I'm not going to get all wrapped up in that right now though. I just had a moment. That may be why I don't feel well. I just need to continue to de-stressing this evening before I try to sleep.

Tomorrow I have a meeting with an adviser at the university in the afternoon. I have several little things on my to-do list that I've been putting off that I need to get checked off also. For now, however, I am going to watch some mind-less t.v. and go to bed! Night World! 

Wednesday, January 12, 2011

Day Twenty-Five.

I just realized that we are coming up on almost a month of being apart! Still a few days away, but wow! I actually feel a little more comfortable this evening, being home alone. I was pretty productive today and I'm tired at a reasonable hour for once. I would count this day up as a "win!"

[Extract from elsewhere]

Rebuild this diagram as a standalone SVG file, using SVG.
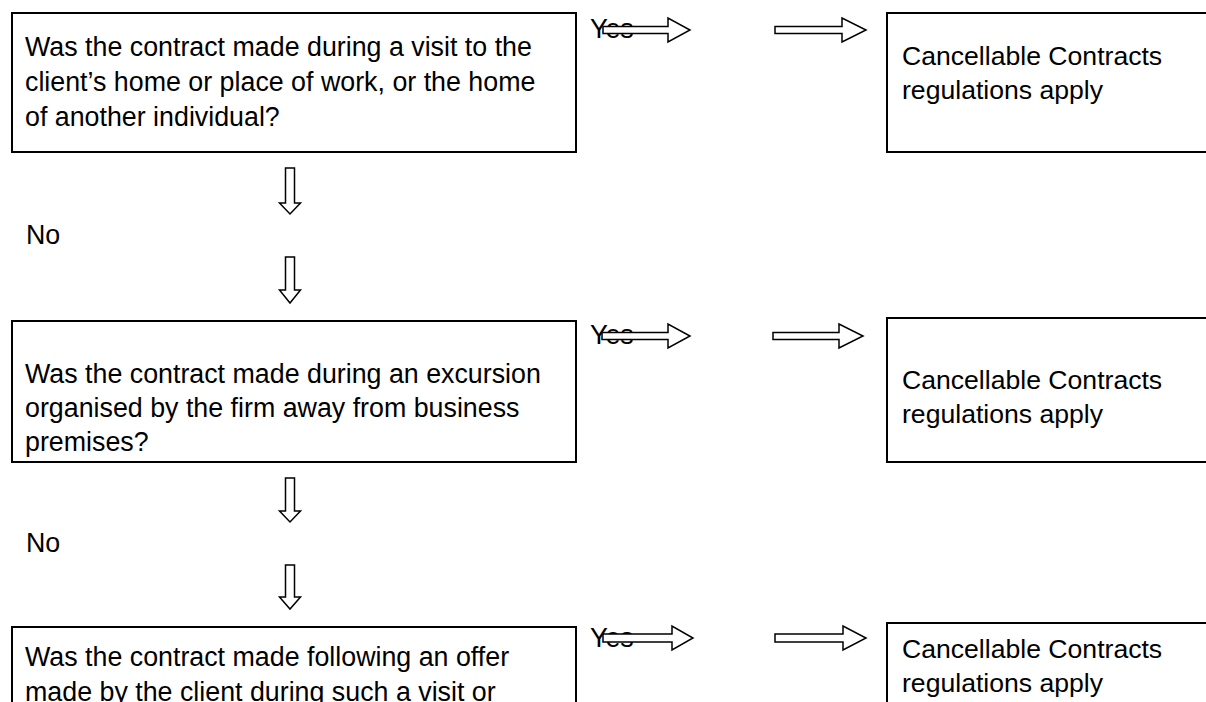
<svg xmlns="http://www.w3.org/2000/svg" width="1206" height="702" viewBox="0 0 1206 702">
<style>
  .box { fill: #fff; stroke: #000; stroke-width: 2; }
  .arr { fill: #fff; stroke: #000; stroke-width: 1.5; stroke-linejoin: miter; }
  .t { font-family: "Liberation Sans", Arial, sans-serif; font-size: 26.8px; fill: #000; }
  .r { font-family: "Liberation Sans", Arial, sans-serif; font-size: 26.6px; fill: #000; }
</style>
<rect width="1206" height="702" fill="#fff"/>

<g id="q1">
  <rect class="box" x="12" y="13" width="564" height="139"/>
  <text class="t" x="25" y="56">Was the contract made during a visit to the</text>
  <text class="t" x="25" y="91">client’s home or place of work, or the home</text>
  <text class="t" x="25" y="126">of another individual?</text>
</g>
<g id="r1">
  <rect class="box" x="887" y="13" width="340" height="139"/>
  <text class="r" x="902" y="65">Cancellable Contracts</text>
  <text class="r" x="902" y="99">regulations apply</text>
</g>

<g id="q2">
  <rect class="box" x="12" y="321" width="564" height="141"/>
  <text class="t" x="25" y="383">Was the contract made during an excursion</text>
  <text class="t" x="25" y="417">organised by the firm away from business</text>
  <text class="t" x="25" y="451">premises?</text>
</g>
<g id="r2">
  <rect class="box" x="887" y="318" width="340" height="144"/>
  <text class="r" x="902" y="389">Cancellable Contracts</text>
  <text class="r" x="902" y="423">regulations apply</text>
</g>

<g id="q3">
  <rect class="box" x="12" y="627" width="564" height="200"/>
  <text class="t" x="25" y="666">Was the contract made following an offer</text>
  <text class="t" x="25" y="701">made by the client during such a visit or</text>
</g>
<g id="r3">
  <rect class="box" x="887" y="623" width="340" height="200"/>
  <text class="r" x="902" y="658">Cancellable Contracts</text>
  <text class="r" x="902" y="692">regulations apply</text>
</g>

<g id="labels">
  <text class="t" x="590" y="38">Yes</text>
  <text class="t" x="590" y="344">Yes</text>
  <text class="t" x="590" y="647">Yes</text>
  <text class="t" x="26" y="244">No</text>
  <text class="t" x="26" y="552">No</text>
</g>

<g id="connectors">
  <path class="arr" d="M603,26.5 H668 V18 L690,30 L668,42 V33.5 H603 Z"/>
  <path class="arr" d="M775,26.5 H842 V18 L866,30 L842,42 V33.5 H775 Z"/>
  <path class="arr" d="M602,332.5 H668 V324 L690,336 L668,348 V339.5 H602 Z"/>
  <path class="arr" d="M773,332.5 H839 V324 L863,336 L839,348 V339.5 H773 Z"/>
  <path class="arr" d="M603,634 H672 V626 L693,638 L672,650 V642 H603 Z"/>
  <path class="arr" d="M775,634 H843 V626 L866,638 L843,650 V642 H775 Z"/>

  <path class="arr" d="M285.5,168 V203 H279.5 L290,214 L300.5,203 H294.5 V168 Z"/>
  <path class="arr" d="M285.5,257 V290 H279.5 L290,303 L300.5,290 H294.5 V257 Z"/>
  <path class="arr" d="M285.5,478 V511 H279.5 L290,522 L300.5,511 H294.5 V478 Z"/>
  <path class="arr" d="M285.5,565 V597 H279.5 L290,609 L300.5,597 H294.5 V565 Z"/>
</g>
</svg>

I got out of the house for a short while today. I just had to run to the Post Office and send a document to my soldier. I decided to take the scenic route home afterward. I wasn't exactly sure where I was going, but I was pretty sure that it was the "back way" to get home. I figured, why not? I think it would be pretty difficult to get lost around here. The base is a lot more confusing than this little town! I filled my day with job searching and finding more information out for school, then put on a movie while I did some painting. I am working on some art, just for fun. I hope to have this piece done asap because I want to do a painting for our apartment before my soldier gets home as a surprise!!

The weapons meeting thing that my soldier had to do today after his shift was short, so he was able to call. He said it was basically a waste of time. They are going to the range tomorrow, and the class was about grouping and zeroing, which they have all done several times before. After the range tomorrow he'll be going to more driver's training.  He seemed to be a lot less tired today. I think he is starting to miss the little things from home because he mentioned that he looks forward to us making dinner together when he gets home, among other things.

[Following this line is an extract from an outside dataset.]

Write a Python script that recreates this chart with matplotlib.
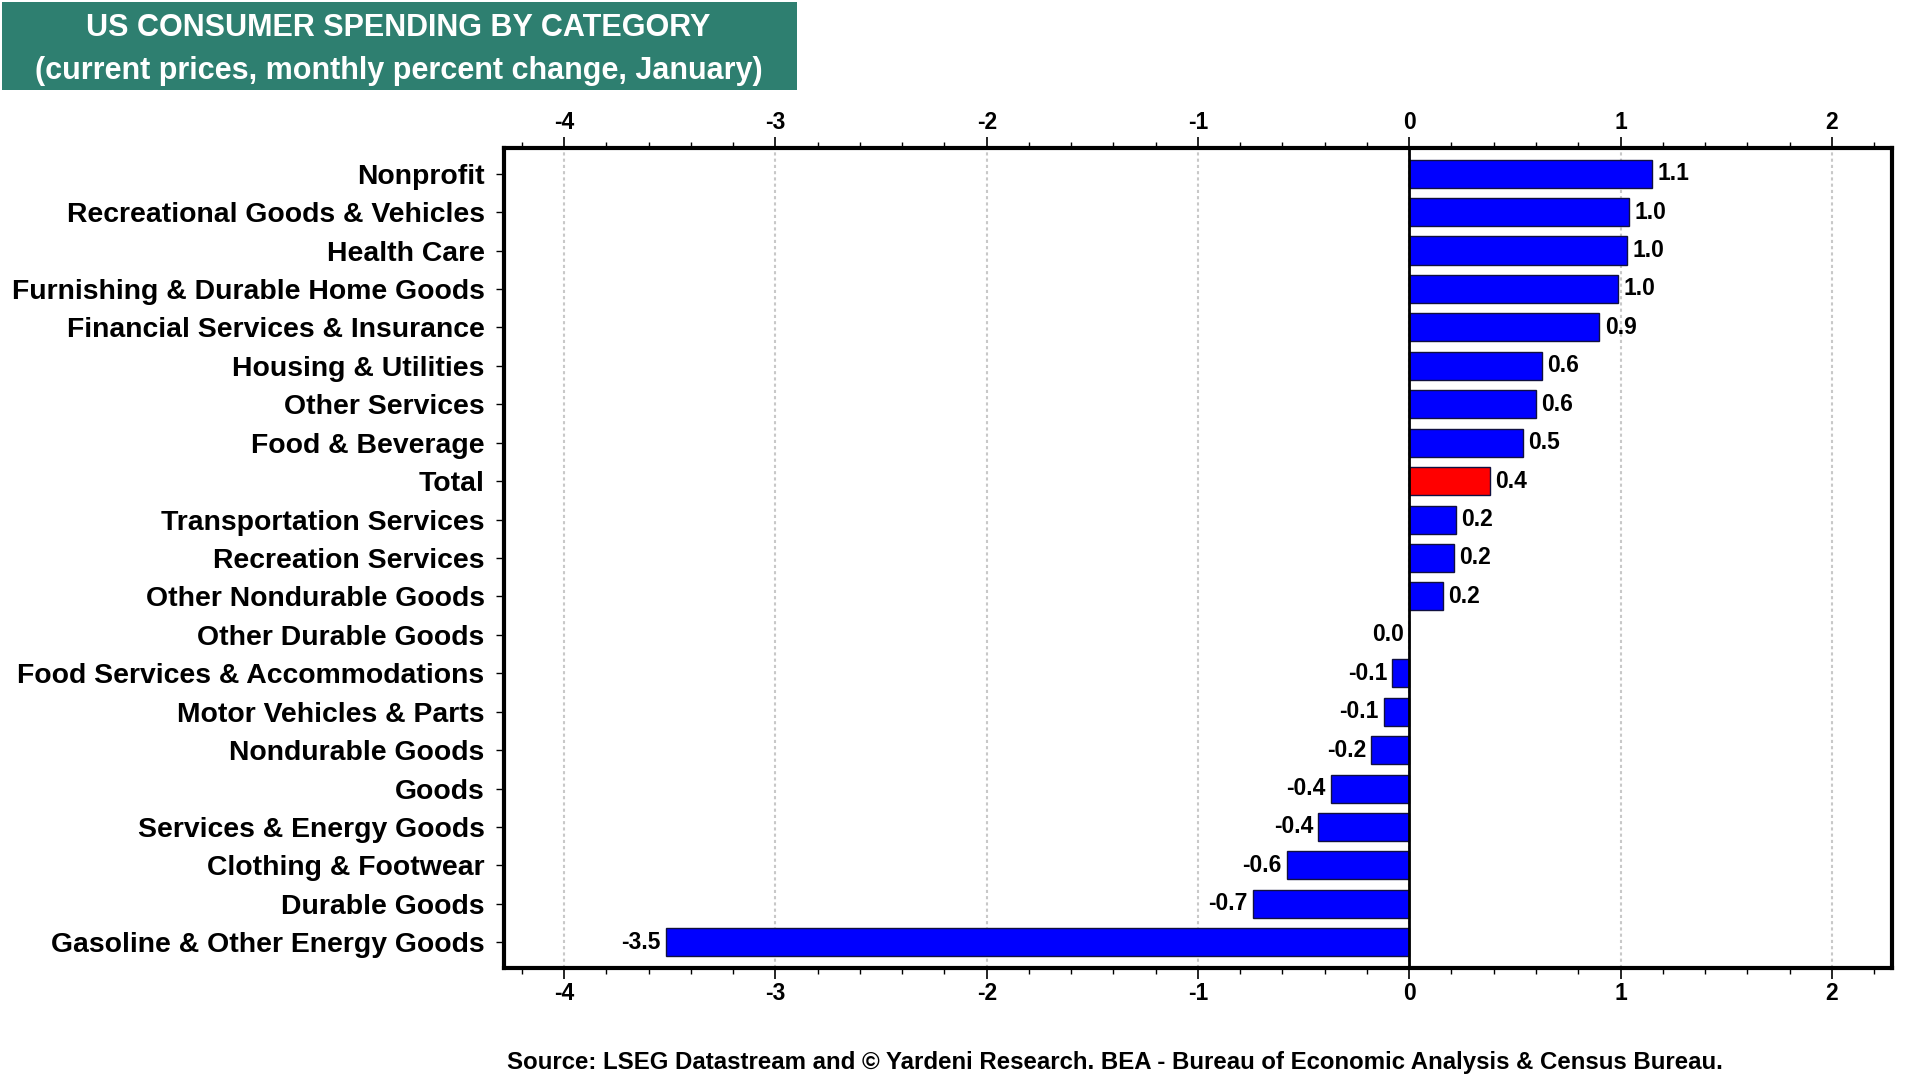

There are so many "little" things that you miss when you spend long periods of time apart from your loved one, and especially in situations like this where the distance and circumstances are so great. For instance, having coffee together, being able to send a quick text to say 'I love you' or 'hey guess what I just did', sitting in the same room for hours and not having to talk, but just knowing they are there to smile at or give a quick kiss to, are all things that we often take for granted. Even being in the same house is something I miss! To know that he is only a room away would give me butterflies right now!

My only concern right now is that although the time is passing and the number of days until he is home is shrinking, I know that along with that comes the time when he'll have little to no internet access. I am not sure what to expect, and I don't like that feeling. I am glad that I'll be in school soon, albeit only one class, but it will still take up some time as well as the homework and driving, etc. I'll need that distraction when I'm left for days without any contact from abroad.

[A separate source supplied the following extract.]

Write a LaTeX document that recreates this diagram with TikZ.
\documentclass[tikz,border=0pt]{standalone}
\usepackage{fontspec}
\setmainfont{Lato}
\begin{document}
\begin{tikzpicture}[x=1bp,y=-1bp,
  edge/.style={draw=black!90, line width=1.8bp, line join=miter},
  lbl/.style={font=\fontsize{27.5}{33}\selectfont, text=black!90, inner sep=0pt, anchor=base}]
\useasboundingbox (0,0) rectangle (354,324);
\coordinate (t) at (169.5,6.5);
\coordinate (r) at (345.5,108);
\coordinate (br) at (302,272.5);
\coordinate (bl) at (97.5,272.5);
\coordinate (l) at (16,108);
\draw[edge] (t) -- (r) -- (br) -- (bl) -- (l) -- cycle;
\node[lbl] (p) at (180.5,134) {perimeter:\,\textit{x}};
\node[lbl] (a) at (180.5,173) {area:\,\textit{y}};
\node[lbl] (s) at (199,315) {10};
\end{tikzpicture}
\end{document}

There are often moments when I feel so... present, I guess is how I would describe it. It feels like all of a sudden the world catches up to where I am...or maybe its me catching up to the rest of the world...and everything stops...time stands still, reality hits me square in the face, and then I can feel every second passing through my body.

Some might think of this as a good thing, experiencing life 'in the present.'
I would if it were a different situation, but having one of those moments today, I had to just close my eyes for a minute and take a deep breath, and then shake it off.

I don't want to feel every second right now. Do I want to make good use of my time? Yes. Do I want to enjoy each day the best that I can? Of course. But do I want to feel the sting of each second through my chest? Nope, I do not.

I'm not trying to wish time away, because I don't like to do that. Time is a gift for us to enjoy and make the most of it's moments. (Even when time seems like a slow torture, it's still a gift because we are alive, and most likely, better days are ahead if we look for them!)

I'll be happy when I can continue collecting more moments together with my soldier! <3

.....sending my love overseas tonight.... goodnight my soldier! I love you!